*What you have to do*.
Copy the data exactly as it appears, and do not include any pictures.

*Information shown*.
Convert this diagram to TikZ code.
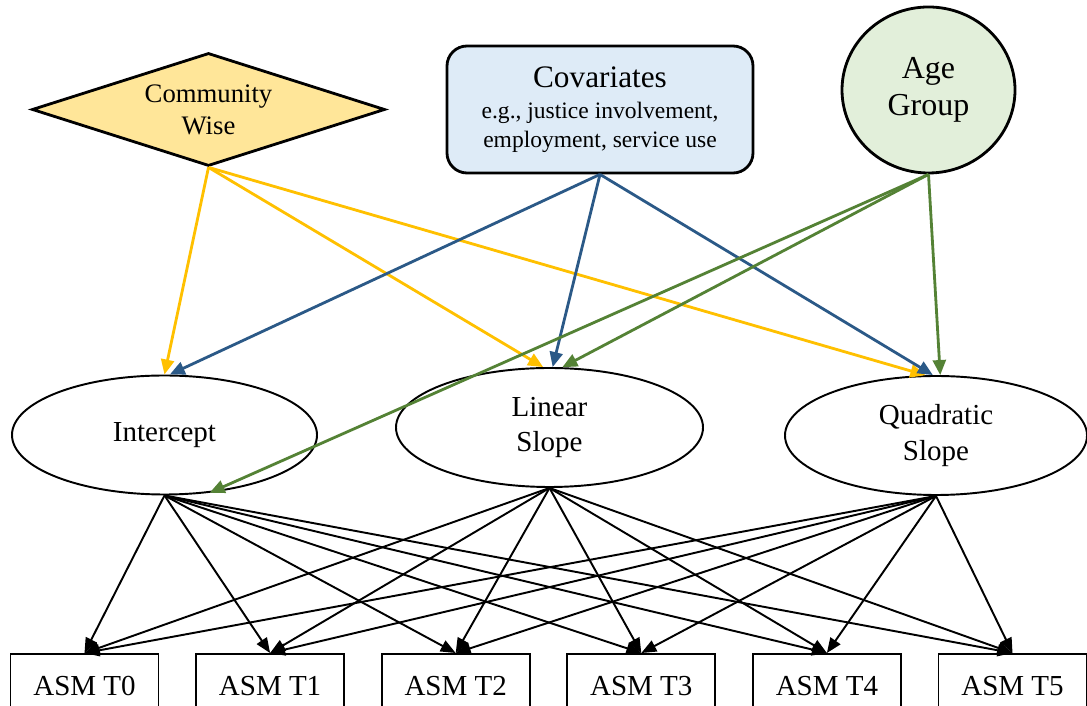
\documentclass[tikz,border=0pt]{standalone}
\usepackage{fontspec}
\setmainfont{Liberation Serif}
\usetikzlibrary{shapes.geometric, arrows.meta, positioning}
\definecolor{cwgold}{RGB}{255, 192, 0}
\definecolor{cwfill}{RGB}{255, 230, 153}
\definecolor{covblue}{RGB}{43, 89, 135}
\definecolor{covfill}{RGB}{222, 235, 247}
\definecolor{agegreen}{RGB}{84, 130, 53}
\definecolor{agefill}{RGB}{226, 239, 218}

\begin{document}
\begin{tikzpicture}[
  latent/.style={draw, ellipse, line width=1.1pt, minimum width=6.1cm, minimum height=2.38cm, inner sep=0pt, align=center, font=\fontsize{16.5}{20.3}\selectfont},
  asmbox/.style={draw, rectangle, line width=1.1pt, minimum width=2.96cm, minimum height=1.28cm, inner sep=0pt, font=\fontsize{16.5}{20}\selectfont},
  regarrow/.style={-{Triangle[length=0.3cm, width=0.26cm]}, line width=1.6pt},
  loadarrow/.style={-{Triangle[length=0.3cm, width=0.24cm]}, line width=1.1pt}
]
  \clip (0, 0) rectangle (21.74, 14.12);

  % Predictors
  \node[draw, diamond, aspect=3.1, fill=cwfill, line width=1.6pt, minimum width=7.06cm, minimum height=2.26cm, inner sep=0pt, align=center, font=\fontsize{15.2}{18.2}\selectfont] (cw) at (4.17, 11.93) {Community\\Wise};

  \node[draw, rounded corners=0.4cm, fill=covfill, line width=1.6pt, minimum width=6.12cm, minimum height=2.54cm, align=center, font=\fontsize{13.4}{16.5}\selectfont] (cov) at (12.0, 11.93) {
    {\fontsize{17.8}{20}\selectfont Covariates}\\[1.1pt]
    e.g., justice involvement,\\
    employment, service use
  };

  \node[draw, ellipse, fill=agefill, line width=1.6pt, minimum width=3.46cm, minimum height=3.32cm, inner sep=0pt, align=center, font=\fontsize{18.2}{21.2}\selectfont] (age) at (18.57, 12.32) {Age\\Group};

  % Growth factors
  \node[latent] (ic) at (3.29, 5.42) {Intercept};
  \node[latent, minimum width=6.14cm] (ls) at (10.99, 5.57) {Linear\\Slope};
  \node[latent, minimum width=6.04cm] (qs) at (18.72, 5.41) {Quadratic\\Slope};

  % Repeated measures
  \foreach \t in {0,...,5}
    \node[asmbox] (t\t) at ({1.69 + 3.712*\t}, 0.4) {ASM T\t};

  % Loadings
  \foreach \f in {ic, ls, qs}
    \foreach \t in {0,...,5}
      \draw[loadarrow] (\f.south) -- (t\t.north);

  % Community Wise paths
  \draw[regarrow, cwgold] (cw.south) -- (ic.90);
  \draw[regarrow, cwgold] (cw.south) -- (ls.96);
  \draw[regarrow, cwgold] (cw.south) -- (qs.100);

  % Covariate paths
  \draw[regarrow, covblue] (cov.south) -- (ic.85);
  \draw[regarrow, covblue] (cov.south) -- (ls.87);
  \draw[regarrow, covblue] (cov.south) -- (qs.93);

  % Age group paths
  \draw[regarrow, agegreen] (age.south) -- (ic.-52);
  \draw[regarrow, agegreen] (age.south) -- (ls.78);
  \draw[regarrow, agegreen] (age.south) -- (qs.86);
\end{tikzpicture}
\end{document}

*Completed task*.
Convert this diagram to TikZ code.
\documentclass[tikz,border=0pt]{standalone}
\usepackage{fontspec}
\setmainfont{Liberation Serif}
\usetikzlibrary{shapes.geometric, arrows.meta, positioning}
\definecolor{cwgold}{RGB}{255, 192, 0}
\definecolor{cwfill}{RGB}{255, 230, 153}
\definecolor{covblue}{RGB}{43, 89, 135}
\definecolor{covfill}{RGB}{222, 235, 247}
\definecolor{agegreen}{RGB}{84, 130, 53}
\definecolor{agefill}{RGB}{226, 239, 218}

\begin{document}
\begin{tikzpicture}[
  latent/.style={draw, ellipse, line width=1.1pt, minimum width=6.1cm, minimum height=2.38cm, inner sep=0pt, align=center, font=\fontsize{16.5}{20.3}\selectfont},
  asmbox/.style={draw, rectangle, line width=1.1pt, minimum width=2.96cm, minimum height=1.28cm, inner sep=0pt, font=\fontsize{16.5}{20}\selectfont},
  regarrow/.style={-{Triangle[length=0.3cm, width=0.26cm]}, line width=1.6pt},
  loadarrow/.style={-{Triangle[length=0.3cm, width=0.24cm]}, line width=1.1pt}
]
  \clip (0, 0) rectangle (21.74, 14.12);

  % Predictors
  \node[draw, diamond, aspect=3.1, fill=cwfill, line width=1.6pt, minimum width=7.06cm, minimum height=2.26cm, inner sep=0pt, align=center, font=\fontsize{15.2}{18.2}\selectfont] (cw) at (4.17, 11.93) {Community\\Wise};

  \node[draw, rounded corners=0.4cm, fill=covfill, line width=1.6pt, minimum width=6.12cm, minimum height=2.54cm, align=center, font=\fontsize{13.4}{16.5}\selectfont] (cov) at (12.0, 11.93) {
    {\fontsize{17.8}{20}\selectfont Covariates}\\[1.1pt]
    e.g., justice involvement,\\
    employment, service use
  };

  \node[draw, ellipse, fill=agefill, line width=1.6pt, minimum width=3.46cm, minimum height=3.32cm, inner sep=0pt, align=center, font=\fontsize{18.2}{21.2}\selectfont] (age) at (18.57, 12.32) {Age\\Group};

  % Growth factors
  \node[latent] (ic) at (3.29, 5.42) {Intercept};
  \node[latent, minimum width=6.14cm] (ls) at (10.99, 5.57) {Linear\\Slope};
  \node[latent, minimum width=6.04cm] (qs) at (18.72, 5.41) {Quadratic\\Slope};

  % Repeated measures
  \foreach \t in {0,...,5}
    \node[asmbox] (t\t) at ({1.69 + 3.712*\t}, 0.4) {ASM T\t};

  % Loadings
  \foreach \f in {ic, ls, qs}
    \foreach \t in {0,...,5}
      \draw[loadarrow] (\f.south) -- (t\t.north);

  % Community Wise paths
  \draw[regarrow, cwgold] (cw.south) -- (ic.90);
  \draw[regarrow, cwgold] (cw.south) -- (ls.96);
  \draw[regarrow, cwgold] (cw.south) -- (qs.100);

  % Covariate paths
  \draw[regarrow, covblue] (cov.south) -- (ic.85);
  \draw[regarrow, covblue] (cov.south) -- (ls.87);
  \draw[regarrow, covblue] (cov.south) -- (qs.93);

  % Age group paths
  \draw[regarrow, agegreen] (age.south) -- (ic.-52);
  \draw[regarrow, agegreen] (age.south) -- (ls.78);
  \draw[regarrow, agegreen] (age.south) -- (qs.86);
\end{tikzpicture}
\end{document}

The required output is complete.